■ **Task objective**
Nothing but the lines from the line that contains "Write a Python" through the line that contains "src = ColumnDataSource(dict(x=idx, usaa=usaa, safe=safesport))" should appear in the output, each reproduced exactly.

>>>>

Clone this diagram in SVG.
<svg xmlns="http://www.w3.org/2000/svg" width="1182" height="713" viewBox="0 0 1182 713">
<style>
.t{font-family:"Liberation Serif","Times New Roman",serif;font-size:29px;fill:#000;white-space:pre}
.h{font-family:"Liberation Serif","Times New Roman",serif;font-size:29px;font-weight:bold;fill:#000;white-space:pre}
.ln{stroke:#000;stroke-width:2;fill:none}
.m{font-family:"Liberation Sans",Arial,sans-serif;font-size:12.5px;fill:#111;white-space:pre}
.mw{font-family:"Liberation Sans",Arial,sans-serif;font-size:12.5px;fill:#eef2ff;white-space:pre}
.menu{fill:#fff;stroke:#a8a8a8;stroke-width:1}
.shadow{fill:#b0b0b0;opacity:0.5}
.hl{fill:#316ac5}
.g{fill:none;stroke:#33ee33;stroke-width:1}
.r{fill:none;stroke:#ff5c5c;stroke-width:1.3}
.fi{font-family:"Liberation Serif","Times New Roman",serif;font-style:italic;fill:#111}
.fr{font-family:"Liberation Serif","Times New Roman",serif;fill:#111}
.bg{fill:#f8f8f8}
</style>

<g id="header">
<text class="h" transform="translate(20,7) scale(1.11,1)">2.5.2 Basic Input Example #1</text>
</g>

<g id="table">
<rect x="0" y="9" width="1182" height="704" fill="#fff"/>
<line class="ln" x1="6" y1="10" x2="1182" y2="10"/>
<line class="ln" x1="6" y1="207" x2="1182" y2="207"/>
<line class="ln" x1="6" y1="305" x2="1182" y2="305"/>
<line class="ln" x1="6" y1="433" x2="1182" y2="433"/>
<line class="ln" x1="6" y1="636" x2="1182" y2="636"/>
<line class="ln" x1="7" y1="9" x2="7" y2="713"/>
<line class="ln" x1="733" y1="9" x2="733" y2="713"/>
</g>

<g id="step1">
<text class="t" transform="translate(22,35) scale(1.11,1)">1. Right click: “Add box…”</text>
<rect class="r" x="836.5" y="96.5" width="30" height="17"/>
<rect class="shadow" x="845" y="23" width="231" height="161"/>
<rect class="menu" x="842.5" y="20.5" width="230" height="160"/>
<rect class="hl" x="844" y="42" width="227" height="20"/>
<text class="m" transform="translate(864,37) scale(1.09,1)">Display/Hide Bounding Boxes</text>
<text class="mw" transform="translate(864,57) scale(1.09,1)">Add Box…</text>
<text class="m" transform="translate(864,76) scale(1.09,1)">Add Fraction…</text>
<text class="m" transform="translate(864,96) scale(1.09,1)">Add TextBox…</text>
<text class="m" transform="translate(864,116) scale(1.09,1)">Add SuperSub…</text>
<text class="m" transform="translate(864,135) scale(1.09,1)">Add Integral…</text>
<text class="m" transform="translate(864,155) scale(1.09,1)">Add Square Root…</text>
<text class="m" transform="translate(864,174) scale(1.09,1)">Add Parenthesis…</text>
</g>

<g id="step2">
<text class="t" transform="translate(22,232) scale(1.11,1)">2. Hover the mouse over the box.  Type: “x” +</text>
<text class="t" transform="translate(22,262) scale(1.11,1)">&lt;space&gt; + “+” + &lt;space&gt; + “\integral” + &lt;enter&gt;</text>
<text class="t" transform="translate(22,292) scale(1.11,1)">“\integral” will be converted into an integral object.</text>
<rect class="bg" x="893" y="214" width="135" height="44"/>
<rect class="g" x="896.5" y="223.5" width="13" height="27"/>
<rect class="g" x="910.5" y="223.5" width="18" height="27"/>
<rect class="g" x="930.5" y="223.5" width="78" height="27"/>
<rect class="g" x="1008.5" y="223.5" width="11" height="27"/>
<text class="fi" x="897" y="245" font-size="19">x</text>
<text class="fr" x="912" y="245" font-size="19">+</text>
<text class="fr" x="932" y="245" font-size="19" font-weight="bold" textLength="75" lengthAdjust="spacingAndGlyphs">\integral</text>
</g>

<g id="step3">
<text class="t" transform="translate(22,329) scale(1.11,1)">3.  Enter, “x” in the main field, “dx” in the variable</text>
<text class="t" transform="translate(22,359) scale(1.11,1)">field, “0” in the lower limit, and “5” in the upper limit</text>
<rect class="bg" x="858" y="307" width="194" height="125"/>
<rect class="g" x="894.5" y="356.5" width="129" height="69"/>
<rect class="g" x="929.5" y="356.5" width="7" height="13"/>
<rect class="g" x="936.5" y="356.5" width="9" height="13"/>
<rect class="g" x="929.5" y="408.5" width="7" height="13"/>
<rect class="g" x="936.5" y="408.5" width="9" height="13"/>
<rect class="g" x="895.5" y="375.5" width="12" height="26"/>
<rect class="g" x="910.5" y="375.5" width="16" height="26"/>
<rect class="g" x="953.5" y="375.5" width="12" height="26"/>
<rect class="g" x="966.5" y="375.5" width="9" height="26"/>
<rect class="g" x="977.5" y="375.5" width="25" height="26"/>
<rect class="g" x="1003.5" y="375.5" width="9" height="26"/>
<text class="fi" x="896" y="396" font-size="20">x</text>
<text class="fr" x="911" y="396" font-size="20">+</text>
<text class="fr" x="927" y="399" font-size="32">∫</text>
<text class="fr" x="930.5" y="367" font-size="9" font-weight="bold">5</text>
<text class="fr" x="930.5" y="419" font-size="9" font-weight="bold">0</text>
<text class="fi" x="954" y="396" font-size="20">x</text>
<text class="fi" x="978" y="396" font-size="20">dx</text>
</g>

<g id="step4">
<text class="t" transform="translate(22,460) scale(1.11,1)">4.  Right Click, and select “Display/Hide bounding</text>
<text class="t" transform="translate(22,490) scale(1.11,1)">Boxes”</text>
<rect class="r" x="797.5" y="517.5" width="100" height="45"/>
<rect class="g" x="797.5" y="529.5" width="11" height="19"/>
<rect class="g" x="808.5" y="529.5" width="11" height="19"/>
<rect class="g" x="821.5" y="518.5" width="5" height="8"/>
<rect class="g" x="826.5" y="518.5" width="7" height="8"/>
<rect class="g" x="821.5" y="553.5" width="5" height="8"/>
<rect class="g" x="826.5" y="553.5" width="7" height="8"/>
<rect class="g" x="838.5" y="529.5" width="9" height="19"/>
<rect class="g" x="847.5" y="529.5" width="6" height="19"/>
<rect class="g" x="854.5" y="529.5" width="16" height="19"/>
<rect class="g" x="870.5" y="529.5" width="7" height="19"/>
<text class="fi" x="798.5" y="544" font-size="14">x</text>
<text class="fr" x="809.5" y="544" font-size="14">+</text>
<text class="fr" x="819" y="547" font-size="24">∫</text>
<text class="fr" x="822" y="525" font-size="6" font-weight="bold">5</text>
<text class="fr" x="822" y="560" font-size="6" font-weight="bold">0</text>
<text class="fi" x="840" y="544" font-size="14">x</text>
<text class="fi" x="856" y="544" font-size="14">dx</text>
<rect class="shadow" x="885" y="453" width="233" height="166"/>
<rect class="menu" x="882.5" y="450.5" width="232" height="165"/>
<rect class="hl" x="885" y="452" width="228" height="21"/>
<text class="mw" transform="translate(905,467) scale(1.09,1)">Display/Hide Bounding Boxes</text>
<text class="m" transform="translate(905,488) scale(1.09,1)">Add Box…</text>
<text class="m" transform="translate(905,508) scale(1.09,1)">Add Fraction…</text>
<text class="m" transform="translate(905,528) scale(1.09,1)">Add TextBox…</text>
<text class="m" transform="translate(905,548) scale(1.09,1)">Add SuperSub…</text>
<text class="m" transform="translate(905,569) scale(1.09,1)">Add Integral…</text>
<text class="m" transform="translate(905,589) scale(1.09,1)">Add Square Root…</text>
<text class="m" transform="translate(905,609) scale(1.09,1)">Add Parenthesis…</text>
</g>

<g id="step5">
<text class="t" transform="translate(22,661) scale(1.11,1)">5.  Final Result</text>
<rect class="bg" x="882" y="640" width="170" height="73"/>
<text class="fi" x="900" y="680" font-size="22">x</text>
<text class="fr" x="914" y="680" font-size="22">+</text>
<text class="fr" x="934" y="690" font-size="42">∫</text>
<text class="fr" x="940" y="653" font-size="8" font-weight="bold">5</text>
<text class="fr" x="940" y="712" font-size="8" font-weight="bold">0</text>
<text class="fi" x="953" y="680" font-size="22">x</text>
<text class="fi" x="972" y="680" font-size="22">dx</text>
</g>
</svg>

<<<<
>>>>

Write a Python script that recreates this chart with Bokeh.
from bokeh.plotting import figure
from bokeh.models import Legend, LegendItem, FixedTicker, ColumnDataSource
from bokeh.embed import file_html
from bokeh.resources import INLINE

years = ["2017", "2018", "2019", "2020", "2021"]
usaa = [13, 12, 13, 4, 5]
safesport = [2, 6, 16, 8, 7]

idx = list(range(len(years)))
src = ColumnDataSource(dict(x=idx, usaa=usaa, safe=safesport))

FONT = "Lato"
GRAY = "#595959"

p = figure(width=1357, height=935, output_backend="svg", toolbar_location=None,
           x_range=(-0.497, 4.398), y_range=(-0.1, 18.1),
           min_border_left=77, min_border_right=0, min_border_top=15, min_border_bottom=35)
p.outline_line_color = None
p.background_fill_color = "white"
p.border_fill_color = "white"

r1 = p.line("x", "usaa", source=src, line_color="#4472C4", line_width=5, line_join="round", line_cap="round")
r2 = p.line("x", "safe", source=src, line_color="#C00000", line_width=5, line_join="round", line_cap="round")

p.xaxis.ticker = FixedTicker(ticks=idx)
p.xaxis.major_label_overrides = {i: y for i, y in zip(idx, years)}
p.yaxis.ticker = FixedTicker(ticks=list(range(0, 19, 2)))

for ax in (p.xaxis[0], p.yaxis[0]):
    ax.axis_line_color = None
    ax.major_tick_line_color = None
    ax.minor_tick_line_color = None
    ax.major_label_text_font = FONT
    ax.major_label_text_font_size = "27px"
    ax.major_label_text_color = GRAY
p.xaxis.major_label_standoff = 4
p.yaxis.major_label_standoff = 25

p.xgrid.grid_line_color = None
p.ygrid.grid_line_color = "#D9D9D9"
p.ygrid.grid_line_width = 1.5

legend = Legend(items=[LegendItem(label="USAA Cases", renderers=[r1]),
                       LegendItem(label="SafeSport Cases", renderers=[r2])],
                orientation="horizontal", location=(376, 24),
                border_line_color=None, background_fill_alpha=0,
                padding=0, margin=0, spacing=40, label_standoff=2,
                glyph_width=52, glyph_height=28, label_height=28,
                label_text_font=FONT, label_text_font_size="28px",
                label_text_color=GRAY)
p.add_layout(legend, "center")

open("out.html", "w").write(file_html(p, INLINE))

<<<<

■ **Task response**
Write a Python script that recreates this chart with Bokeh.
from bokeh.plotting import figure
from bokeh.models import Legend, LegendItem, FixedTicker, ColumnDataSource
from bokeh.embed import file_html
from bokeh.resources import INLINE

years = ["2017", "2018", "2019", "2020", "2021"]
usaa = [13, 12, 13, 4, 5]
safesport = [2, 6, 16, 8, 7]

idx = list(range(len(years)))
src = ColumnDataSource(dict(x=idx, usaa=usaa, safe=safesport))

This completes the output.